═══ Task material

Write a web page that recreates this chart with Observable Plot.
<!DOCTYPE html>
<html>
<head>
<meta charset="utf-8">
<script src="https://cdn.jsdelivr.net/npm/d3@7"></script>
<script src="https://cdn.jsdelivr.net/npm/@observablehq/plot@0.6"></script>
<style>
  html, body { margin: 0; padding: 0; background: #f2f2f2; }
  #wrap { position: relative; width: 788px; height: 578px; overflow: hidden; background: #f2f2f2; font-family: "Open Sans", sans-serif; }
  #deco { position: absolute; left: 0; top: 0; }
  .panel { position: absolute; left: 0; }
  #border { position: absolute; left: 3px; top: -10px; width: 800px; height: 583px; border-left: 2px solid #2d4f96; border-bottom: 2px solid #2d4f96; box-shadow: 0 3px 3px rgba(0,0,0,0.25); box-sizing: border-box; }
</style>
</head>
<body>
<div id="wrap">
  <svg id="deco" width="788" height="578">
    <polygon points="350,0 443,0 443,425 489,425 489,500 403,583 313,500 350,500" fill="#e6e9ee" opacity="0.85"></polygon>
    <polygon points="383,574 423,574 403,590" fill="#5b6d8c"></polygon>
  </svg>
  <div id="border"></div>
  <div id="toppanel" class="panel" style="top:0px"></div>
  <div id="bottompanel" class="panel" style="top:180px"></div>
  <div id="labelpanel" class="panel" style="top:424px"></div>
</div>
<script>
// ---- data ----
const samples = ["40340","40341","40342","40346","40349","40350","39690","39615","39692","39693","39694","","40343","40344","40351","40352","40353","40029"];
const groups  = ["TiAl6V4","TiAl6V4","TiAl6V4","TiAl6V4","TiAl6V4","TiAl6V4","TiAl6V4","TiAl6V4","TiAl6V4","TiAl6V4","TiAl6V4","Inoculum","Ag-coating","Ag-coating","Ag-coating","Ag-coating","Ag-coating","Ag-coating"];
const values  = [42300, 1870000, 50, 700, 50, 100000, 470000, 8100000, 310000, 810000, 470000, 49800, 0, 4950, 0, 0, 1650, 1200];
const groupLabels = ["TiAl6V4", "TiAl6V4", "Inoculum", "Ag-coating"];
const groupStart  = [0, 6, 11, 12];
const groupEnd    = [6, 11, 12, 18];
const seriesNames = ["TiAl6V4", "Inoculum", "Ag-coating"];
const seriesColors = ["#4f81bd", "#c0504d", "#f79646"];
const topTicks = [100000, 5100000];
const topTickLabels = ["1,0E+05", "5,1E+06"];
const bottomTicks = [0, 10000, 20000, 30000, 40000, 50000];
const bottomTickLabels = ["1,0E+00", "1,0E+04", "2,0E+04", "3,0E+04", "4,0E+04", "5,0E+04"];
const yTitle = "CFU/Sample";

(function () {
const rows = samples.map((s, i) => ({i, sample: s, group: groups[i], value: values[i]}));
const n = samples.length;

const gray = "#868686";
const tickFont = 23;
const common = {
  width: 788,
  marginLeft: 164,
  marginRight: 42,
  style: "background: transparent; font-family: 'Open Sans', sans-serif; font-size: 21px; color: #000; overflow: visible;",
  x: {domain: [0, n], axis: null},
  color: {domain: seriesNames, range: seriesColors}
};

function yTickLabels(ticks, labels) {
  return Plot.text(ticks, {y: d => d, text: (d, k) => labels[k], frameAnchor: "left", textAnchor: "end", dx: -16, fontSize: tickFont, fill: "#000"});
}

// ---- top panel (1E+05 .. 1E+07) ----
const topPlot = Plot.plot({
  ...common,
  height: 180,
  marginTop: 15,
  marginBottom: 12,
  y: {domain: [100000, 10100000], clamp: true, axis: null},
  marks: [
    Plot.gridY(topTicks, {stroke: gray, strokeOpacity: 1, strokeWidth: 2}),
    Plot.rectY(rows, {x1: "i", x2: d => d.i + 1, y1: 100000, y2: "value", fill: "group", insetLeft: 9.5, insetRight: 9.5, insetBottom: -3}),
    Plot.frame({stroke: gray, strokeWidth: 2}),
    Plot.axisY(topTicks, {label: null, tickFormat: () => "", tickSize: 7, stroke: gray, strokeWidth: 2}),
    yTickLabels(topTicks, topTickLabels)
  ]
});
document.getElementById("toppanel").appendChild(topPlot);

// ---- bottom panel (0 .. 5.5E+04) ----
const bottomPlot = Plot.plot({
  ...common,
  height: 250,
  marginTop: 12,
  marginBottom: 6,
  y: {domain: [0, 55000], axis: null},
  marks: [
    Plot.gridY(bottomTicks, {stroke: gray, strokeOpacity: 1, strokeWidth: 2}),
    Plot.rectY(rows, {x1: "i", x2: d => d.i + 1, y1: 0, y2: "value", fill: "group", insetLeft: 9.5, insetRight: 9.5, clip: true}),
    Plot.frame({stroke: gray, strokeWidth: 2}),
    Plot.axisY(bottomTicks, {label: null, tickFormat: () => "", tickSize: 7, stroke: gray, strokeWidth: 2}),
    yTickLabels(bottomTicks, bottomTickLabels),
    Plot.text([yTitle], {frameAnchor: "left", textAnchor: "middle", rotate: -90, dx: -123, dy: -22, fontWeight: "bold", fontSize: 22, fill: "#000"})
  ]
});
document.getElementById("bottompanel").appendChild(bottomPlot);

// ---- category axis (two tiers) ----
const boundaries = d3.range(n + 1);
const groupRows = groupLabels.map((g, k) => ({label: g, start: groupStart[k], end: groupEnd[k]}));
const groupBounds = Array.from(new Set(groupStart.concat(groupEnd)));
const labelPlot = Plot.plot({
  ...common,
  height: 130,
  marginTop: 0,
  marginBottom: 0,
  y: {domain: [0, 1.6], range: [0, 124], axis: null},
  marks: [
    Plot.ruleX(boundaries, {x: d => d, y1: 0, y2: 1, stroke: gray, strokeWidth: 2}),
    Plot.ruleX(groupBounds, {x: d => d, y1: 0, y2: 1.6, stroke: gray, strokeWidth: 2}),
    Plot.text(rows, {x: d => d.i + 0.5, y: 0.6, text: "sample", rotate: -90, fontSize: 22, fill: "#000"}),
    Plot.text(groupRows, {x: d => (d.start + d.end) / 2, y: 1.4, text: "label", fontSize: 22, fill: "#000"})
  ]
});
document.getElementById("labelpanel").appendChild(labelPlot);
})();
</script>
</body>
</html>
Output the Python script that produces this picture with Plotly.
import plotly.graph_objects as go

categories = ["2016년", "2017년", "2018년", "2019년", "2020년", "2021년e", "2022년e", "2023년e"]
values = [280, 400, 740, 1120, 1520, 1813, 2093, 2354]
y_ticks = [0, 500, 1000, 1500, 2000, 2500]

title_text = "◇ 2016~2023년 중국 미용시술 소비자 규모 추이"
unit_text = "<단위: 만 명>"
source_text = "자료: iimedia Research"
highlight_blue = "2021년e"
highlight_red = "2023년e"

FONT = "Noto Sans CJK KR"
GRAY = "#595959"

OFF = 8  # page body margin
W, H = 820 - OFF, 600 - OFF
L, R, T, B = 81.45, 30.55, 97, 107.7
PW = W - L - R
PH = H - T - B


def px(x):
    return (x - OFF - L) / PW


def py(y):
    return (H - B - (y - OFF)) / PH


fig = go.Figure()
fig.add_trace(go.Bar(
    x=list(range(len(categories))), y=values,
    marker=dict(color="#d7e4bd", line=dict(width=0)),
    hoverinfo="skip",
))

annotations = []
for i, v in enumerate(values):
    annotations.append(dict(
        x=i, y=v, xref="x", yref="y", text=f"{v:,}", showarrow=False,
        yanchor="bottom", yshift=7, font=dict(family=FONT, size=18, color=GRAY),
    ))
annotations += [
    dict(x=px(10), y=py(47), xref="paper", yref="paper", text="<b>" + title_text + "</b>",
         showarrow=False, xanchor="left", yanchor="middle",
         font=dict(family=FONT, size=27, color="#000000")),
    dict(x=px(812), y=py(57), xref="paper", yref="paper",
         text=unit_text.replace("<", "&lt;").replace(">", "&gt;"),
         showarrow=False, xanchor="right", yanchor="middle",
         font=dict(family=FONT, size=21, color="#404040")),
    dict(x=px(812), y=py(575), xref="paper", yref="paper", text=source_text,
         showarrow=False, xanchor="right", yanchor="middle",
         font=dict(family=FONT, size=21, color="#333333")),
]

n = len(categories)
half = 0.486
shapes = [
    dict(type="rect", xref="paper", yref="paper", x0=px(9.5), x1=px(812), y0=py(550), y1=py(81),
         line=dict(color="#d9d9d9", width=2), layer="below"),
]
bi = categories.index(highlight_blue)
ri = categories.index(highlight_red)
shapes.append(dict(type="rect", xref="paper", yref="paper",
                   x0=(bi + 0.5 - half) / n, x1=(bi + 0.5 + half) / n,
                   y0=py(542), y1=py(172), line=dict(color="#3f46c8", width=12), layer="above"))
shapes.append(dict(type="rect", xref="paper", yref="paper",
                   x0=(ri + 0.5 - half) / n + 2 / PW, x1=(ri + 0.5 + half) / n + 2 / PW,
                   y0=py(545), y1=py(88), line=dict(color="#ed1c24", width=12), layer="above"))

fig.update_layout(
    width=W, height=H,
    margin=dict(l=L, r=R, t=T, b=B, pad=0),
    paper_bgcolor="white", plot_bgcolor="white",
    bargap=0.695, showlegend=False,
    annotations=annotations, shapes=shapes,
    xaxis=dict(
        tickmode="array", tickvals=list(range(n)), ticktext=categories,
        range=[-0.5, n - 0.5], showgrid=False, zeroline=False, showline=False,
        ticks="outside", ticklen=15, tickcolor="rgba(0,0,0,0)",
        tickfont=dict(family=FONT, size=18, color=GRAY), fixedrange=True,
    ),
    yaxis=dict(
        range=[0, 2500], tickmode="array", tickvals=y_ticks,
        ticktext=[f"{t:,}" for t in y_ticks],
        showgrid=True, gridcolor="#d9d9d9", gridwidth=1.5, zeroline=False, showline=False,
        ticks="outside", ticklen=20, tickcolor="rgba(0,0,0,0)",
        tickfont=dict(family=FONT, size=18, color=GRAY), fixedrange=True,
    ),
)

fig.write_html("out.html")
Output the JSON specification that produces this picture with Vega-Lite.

══════

= The task =
Gather each line of the listing that holds the string "script".

= Output of the exercise =
<script src="https://cdn.jsdelivr.net/npm/d3@7"></script>
<script src="https://cdn.jsdelivr.net/npm/@observablehq/plot@0.6"></script>
<script>
</script>
Output the Python script that produces this picture with Plotly.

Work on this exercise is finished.